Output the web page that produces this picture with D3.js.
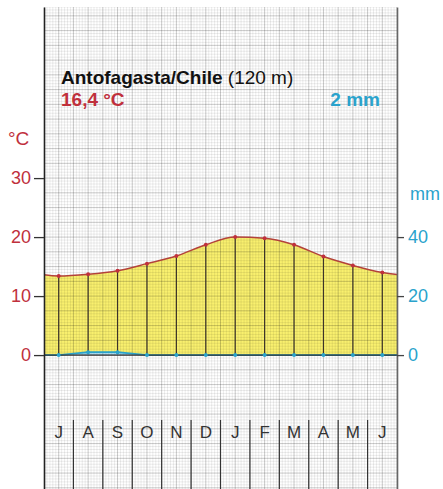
<!DOCTYPE html>
<html>
<head>
<meta charset="utf-8">
<script src="https://cdn.jsdelivr.net/npm/d3@7"></script>
<style>
  html, body { margin: 0; padding: 0; background: #fff; }
  svg { display: block; font-family: "Liberation Sans", Arial, Helvetica, sans-serif; }
</style>
</head>
<body>
<div id="chart"></div>
<script>
// climate data, Antofagasta (July .. June)
var months = ["J", "A", "S", "O", "N", "D", "J", "F", "M", "A", "M", "J"];
var temperature = [13.4, 13.7, 14.3, 15.5, 16.8, 18.7, 20.0, 19.8, 18.7, 16.7, 15.2, 14.0];
var precipitation = [0, 1, 1, 0, 0, 0, 0, 0, 0, 0, 0, 0];
var tempTicks = [0, 10, 20, 30];
var precTicks = [0, 20, 40];
var station = "Antofagasta/Chile";
var altitude = "(120 m)";
var meanTemp = "16,4 °C";
var totalPrec = "2 mm";

(function() {
  var width = 443, height = 489;
  var pLeft = 44, pRight = 397, pTop = 7, pBottom = 489;

  var red = "#c0303c", blue = "#2aa3cc";

  var svg = d3.select("#chart").append("svg")
    .attr("width", width)
    .attr("height", height);

  var x = d3.scaleBand()
    .domain(d3.range(12))
    .range([pLeft, pRight])
    .paddingInner(0).paddingOuter(0);
  var bw = x.bandwidth();
  function cx(i) { return x(0) + bw * (i + 0.5); }

  // 10 °C == 20 mm
  var y = d3.scaleLinear().domain([-22.7, 59]).range([pBottom, pTop]);
  var yMm = d3.scaleLinear().domain([-45.4, 118]).range([pBottom, pTop]);

  svg.append("defs").append("clipPath").attr("id", "plotclip")
    .append("rect").attr("x", pLeft).attr("y", pTop)
    .attr("width", pRight - pLeft).attr("height", pBottom - pTop);

  var plot = svg.append("g").attr("clip-path", "url(#plotclip)");

  // temperature curve, wrapped around so it runs to the edges
  var tempPts = [[cx(-1), y(temperature[11])]];
  temperature.forEach(function(t, i) { tempPts.push([cx(i), y(t)]); });
  tempPts.push([cx(12), y(temperature[0])]);

  var precPts = [[cx(-1), yMm(precipitation[11])]];
  precipitation.forEach(function(p, i) { precPts.push([cx(i), yMm(p)]); });
  precPts.push([cx(12), yMm(precipitation[0])]);

  var tempLine = d3.line().curve(d3.curveMonotoneX);
  var precLine = d3.line();

  // arid area: between temperature curve and the zero line
  plot.append("path")
    .attr("d", d3.area()
      .x(function(d) { return d[0]; })
      .y0(y(0))
      .y1(function(d) { return d[1]; })
      .curve(d3.curveMonotoneX)(tempPts))
    .attr("fill", "#f9f06e");

  plot.append("path")
    .attr("d", d3.area()
      .x(function(d) { return d[0]; })
      .y0(y(0))
      .y1(function(d) { return d[1]; })(precPts))
    .attr("fill", "#a8dbef");

  // mm paper grid
  var grid = plot.append("g");
  var step = bw / 10;
  d3.range(0, 121).forEach(function(k) {
    grid.append("line")
      .attr("x1", pLeft + k * step).attr("x2", pLeft + k * step)
      .attr("y1", pTop).attr("y2", pBottom)
      .attr("stroke", k % 5 === 0 ? "rgba(0,0,0,0.24)" : "rgba(0,0,0,0.13)")
      .attr("stroke-width", k % 5 === 0 ? 0.9 : 0.6);
  });
  d3.range(-46, 119).forEach(function(k) {
    var yy = y(k * 0.5);
    if (yy < pTop || yy > pBottom) return;
    grid.append("line")
      .attr("x1", pLeft).attr("x2", pRight)
      .attr("y1", yy).attr("y2", yy)
      .attr("stroke", k % 5 === 0 ? "rgba(0,0,0,0.24)" : "rgba(0,0,0,0.13)")
      .attr("stroke-width", k % 5 === 0 ? 0.9 : 0.6);
  });

  // hatching lines for the arid months
  temperature.forEach(function(t, i) {
    svg.append("line")
      .attr("x1", cx(i)).attr("x2", cx(i))
      .attr("y1", y(t)).attr("y2", yMm(precipitation[i]))
      .attr("stroke", "#3b3328")
      .attr("stroke-width", 1.2);
  });

  // baseline
  svg.append("line")
    .attr("x1", pLeft).attr("x2", pRight)
    .attr("y1", y(0)).attr("y2", y(0))
    .attr("stroke", "#333").attr("stroke-width", 1.3);

  plot.append("path")
    .attr("d", tempLine(tempPts))
    .attr("fill", "none")
    .attr("stroke", "#b3423a")
    .attr("stroke-width", 1.5);

  plot.append("path")
    .attr("d", precLine(precPts))
    .attr("fill", "none")
    .attr("stroke", blue)
    .attr("stroke-width", 1.6);

  svg.selectAll(".tdot").data(temperature).enter().append("circle")
    .attr("class", "tdot")
    .attr("cx", function(d, i) { return cx(i); })
    .attr("cy", function(d) { return y(d); })
    .attr("r", 2)
    .attr("fill", red);

  svg.selectAll(".pdot").data(precipitation).enter().append("circle")
    .attr("class", "pdot")
    .attr("cx", function(d, i) { return cx(i); })
    .attr("cy", function(d) { return yMm(d); })
    .attr("r", 2)
    .attr("fill", blue);

  // axes
  var axL = svg.append("g")
    .attr("transform", "translate(" + pLeft + ",0)")
    .call(d3.axisLeft(y).tickValues(tempTicks).tickSize(10).tickSizeOuter(0).tickPadding(3));
  axL.select(".domain").attr("stroke", "#222").attr("stroke-width", 1.6);
  axL.selectAll(".tick line").attr("stroke", "#333").attr("stroke-width", 1.3);
  axL.selectAll(".tick text")
    .attr("fill", red)
    .style("font-size", "18px")
    .style("font-family", "Liberation Sans, Arial, sans-serif");

  var axR = svg.append("g")
    .attr("transform", "translate(" + pRight + ",0)")
    .call(d3.axisRight(yMm).tickValues(precTicks).tickSize(7).tickSizeOuter(0).tickPadding(4));
  axR.select(".domain").attr("stroke", "#666").attr("stroke-width", 1.6);
  axR.selectAll(".tick line").attr("stroke", "#444").attr("stroke-width", 1.3);
  axR.selectAll(".tick text")
    .attr("fill", blue)
    .style("font-size", "18px")
    .style("font-family", "Liberation Sans, Arial, sans-serif");

  svg.append("text")
    .attr("x", 8).attr("y", 145)
    .attr("fill", red)
    .style("font-size", "19px")
    .text("°C");

  svg.append("text")
    .attr("x", 410).attr("y", 200)
    .attr("fill", blue)
    .style("font-size", "18px")
    .text("mm");

  // header
  var title = svg.append("text")
    .attr("x", 61).attr("y", 84)
    .style("font-size", "19px")
    .attr("fill", "#111");
  title.append("tspan").style("font-weight", "bold").text(station);
  title.append("tspan").text(" " + altitude);

  svg.append("text")
    .attr("x", 61).attr("y", 106)
    .attr("fill", red)
    .style("font-size", "19px")
    .style("font-weight", "bold")
    .text(meanTemp);

  svg.append("text")
    .attr("x", 380).attr("y", 106)
    .attr("text-anchor", "end")
    .attr("fill", blue)
    .style("font-size", "19px")
    .style("font-weight", "bold")
    .text(totalPrec);

  // month labels and separators
  svg.selectAll(".month").data(months).enter().append("text")
    .attr("class", "month")
    .attr("x", function(d, i) { return cx(i); })
    .attr("y", 438)
    .attr("text-anchor", "middle")
    .attr("fill", "#333")
    .style("font-size", "17px")
    .text(function(d) { return d; });

  d3.range(1, 12).forEach(function(i) {
    svg.append("line")
      .attr("x1", x(i)).attr("x2", x(i))
      .attr("y1", 420).attr("y2", pBottom)
      .attr("stroke", "#333")
      .attr("stroke-width", 1.2);
  });
})();
</script>
</body>
</html>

PROBLEM STATEMENT. Reproduce the full listing faithfully, but do not carry over any pictures.

OUTPUT FOR THIS EXERCISE.
Output the web page that produces this picture with D3.js.
<!DOCTYPE html>
<html>
<head>
<meta charset="utf-8">
<script src="https://cdn.jsdelivr.net/npm/d3@7"></script>
<style>
  html, body { margin: 0; padding: 0; background: #fff; }
  svg { display: block; font-family: "Liberation Sans", Arial, Helvetica, sans-serif; }
</style>
</head>
<body>
<div id="chart"></div>
<script>
// climate data, Antofagasta (July .. June)
var months = ["J", "A", "S", "O", "N", "D", "J", "F", "M", "A", "M", "J"];
var temperature = [13.4, 13.7, 14.3, 15.5, 16.8, 18.7, 20.0, 19.8, 18.7, 16.7, 15.2, 14.0];
var precipitation = [0, 1, 1, 0, 0, 0, 0, 0, 0, 0, 0, 0];
var tempTicks = [0, 10, 20, 30];
var precTicks = [0, 20, 40];
var station = "Antofagasta/Chile";
var altitude = "(120 m)";
var meanTemp = "16,4 °C";
var totalPrec = "2 mm";

(function() {
  var width = 443, height = 489;
  var pLeft = 44, pRight = 397, pTop = 7, pBottom = 489;

  var red = "#c0303c", blue = "#2aa3cc";

  var svg = d3.select("#chart").append("svg")
    .attr("width", width)
    .attr("height", height);

  var x = d3.scaleBand()
    .domain(d3.range(12))
    .range([pLeft, pRight])
    .paddingInner(0).paddingOuter(0);
  var bw = x.bandwidth();
  function cx(i) { return x(0) + bw * (i + 0.5); }

  // 10 °C == 20 mm
  var y = d3.scaleLinear().domain([-22.7, 59]).range([pBottom, pTop]);
  var yMm = d3.scaleLinear().domain([-45.4, 118]).range([pBottom, pTop]);

  svg.append("defs").append("clipPath").attr("id", "plotclip")
    .append("rect").attr("x", pLeft).attr("y", pTop)
    .attr("width", pRight - pLeft).attr("height", pBottom - pTop);

  var plot = svg.append("g").attr("clip-path", "url(#plotclip)");

  // temperature curve, wrapped around so it runs to the edges
  var tempPts = [[cx(-1), y(temperature[11])]];
  temperature.forEach(function(t, i) { tempPts.push([cx(i), y(t)]); });
  tempPts.push([cx(12), y(temperature[0])]);

  var precPts = [[cx(-1), yMm(precipitation[11])]];
  precipitation.forEach(function(p, i) { precPts.push([cx(i), yMm(p)]); });
  precPts.push([cx(12), yMm(precipitation[0])]);

  var tempLine = d3.line().curve(d3.curveMonotoneX);
  var precLine = d3.line();

  // arid area: between temperature curve and the zero line
  plot.append("path")
    .attr("d", d3.area()
      .x(function(d) { return d[0]; })
      .y0(y(0))
      .y1(function(d) { return d[1]; })
      .curve(d3.curveMonotoneX)(tempPts))
    .attr("fill", "#f9f06e");

  plot.append("path")
    .attr("d", d3.area()
      .x(function(d) { return d[0]; })
      .y0(y(0))
      .y1(function(d) { return d[1]; })(precPts))
    .attr("fill", "#a8dbef");

  // mm paper grid
  var grid = plot.append("g");
  var step = bw / 10;
  d3.range(0, 121).forEach(function(k) {
    grid.append("line")
      .attr("x1", pLeft + k * step).attr("x2", pLeft + k * step)
      .attr("y1", pTop).attr("y2", pBottom)
      .attr("stroke", k % 5 === 0 ? "rgba(0,0,0,0.24)" : "rgba(0,0,0,0.13)")
      .attr("stroke-width", k % 5 === 0 ? 0.9 : 0.6);
  });
  d3.range(-46, 119).forEach(function(k) {
    var yy = y(k * 0.5);
    if (yy < pTop || yy > pBottom) return;
    grid.append("line")
      .attr("x1", pLeft).attr("x2", pRight)
      .attr("y1", yy).attr("y2", yy)
      .attr("stroke", k % 5 === 0 ? "rgba(0,0,0,0.24)" : "rgba(0,0,0,0.13)")
      .attr("stroke-width", k % 5 === 0 ? 0.9 : 0.6);
  });

  // hatching lines for the arid months
  temperature.forEach(function(t, i) {
    svg.append("line")
      .attr("x1", cx(i)).attr("x2", cx(i))
      .attr("y1", y(t)).attr("y2", yMm(precipitation[i]))
      .attr("stroke", "#3b3328")
      .attr("stroke-width", 1.2);
  });

  // baseline
  svg.append("line")
    .attr("x1", pLeft).attr("x2", pRight)
    .attr("y1", y(0)).attr("y2", y(0))
    .attr("stroke", "#333").attr("stroke-width", 1.3);

  plot.append("path")
    .attr("d", tempLine(tempPts))
    .attr("fill", "none")
    .attr("stroke", "#b3423a")
    .attr("stroke-width", 1.5);

  plot.append("path")
    .attr("d", precLine(precPts))
    .attr("fill", "none")
    .attr("stroke", blue)
    .attr("stroke-width", 1.6);

  svg.selectAll(".tdot").data(temperature).enter().append("circle")
    .attr("class", "tdot")
    .attr("cx", function(d, i) { return cx(i); })
    .attr("cy", function(d) { return y(d); })
    .attr("r", 2)
    .attr("fill", red);

  svg.selectAll(".pdot").data(precipitation).enter().append("circle")
    .attr("class", "pdot")
    .attr("cx", function(d, i) { return cx(i); })
    .attr("cy", function(d) { return yMm(d); })
    .attr("r", 2)
    .attr("fill", blue);

  // axes
  var axL = svg.append("g")
    .attr("transform", "translate(" + pLeft + ",0)")
    .call(d3.axisLeft(y).tickValues(tempTicks).tickSize(10).tickSizeOuter(0).tickPadding(3));
  axL.select(".domain").attr("stroke", "#222").attr("stroke-width", 1.6);
  axL.selectAll(".tick line").attr("stroke", "#333").attr("stroke-width", 1.3);
  axL.selectAll(".tick text")
    .attr("fill", red)
    .style("font-size", "18px")
    .style("font-family", "Liberation Sans, Arial, sans-serif");

  var axR = svg.append("g")
    .attr("transform", "translate(" + pRight + ",0)")
    .call(d3.axisRight(yMm).tickValues(precTicks).tickSize(7).tickSizeOuter(0).tickPadding(4));
  axR.select(".domain").attr("stroke", "#666").attr("stroke-width", 1.6);
  axR.selectAll(".tick line").attr("stroke", "#444").attr("stroke-width", 1.3);
  axR.selectAll(".tick text")
    .attr("fill", blue)
    .style("font-size", "18px")
    .style("font-family", "Liberation Sans, Arial, sans-serif");

  svg.append("text")
    .attr("x", 8).attr("y", 145)
    .attr("fill", red)
    .style("font-size", "19px")
    .text("°C");

  svg.append("text")
    .attr("x", 410).attr("y", 200)
    .attr("fill", blue)
    .style("font-size", "18px")
    .text("mm");

  // header
  var title = svg.append("text")
    .attr("x", 61).attr("y", 84)
    .style("font-size", "19px")
    .attr("fill", "#111");
  title.append("tspan").style("font-weight", "bold").text(station);
  title.append("tspan").text(" " + altitude);

  svg.append("text")
    .attr("x", 61).attr("y", 106)
    .attr("fill", red)
    .style("font-size", "19px")
    .style("font-weight", "bold")
    .text(meanTemp);

  svg.append("text")
    .attr("x", 380).attr("y", 106)
    .attr("text-anchor", "end")
    .attr("fill", blue)
    .style("font-size", "19px")
    .style("font-weight", "bold")
    .text(totalPrec);

  // month labels and separators
  svg.selectAll(".month").data(months).enter().append("text")
    .attr("class", "month")
    .attr("x", function(d, i) { return cx(i); })
    .attr("y", 438)
    .attr("text-anchor", "middle")
    .attr("fill", "#333")
    .style("font-size", "17px")
    .text(function(d) { return d; });

  d3.range(1, 12).forEach(function(i) {
    svg.append("line")
      .attr("x1", x(i)).attr("x2", x(i))
      .attr("y1", 420).attr("y2", pBottom)
      .attr("stroke", "#333")
      .attr("stroke-width", 1.2);
  });
})();
</script>
</body>
</html>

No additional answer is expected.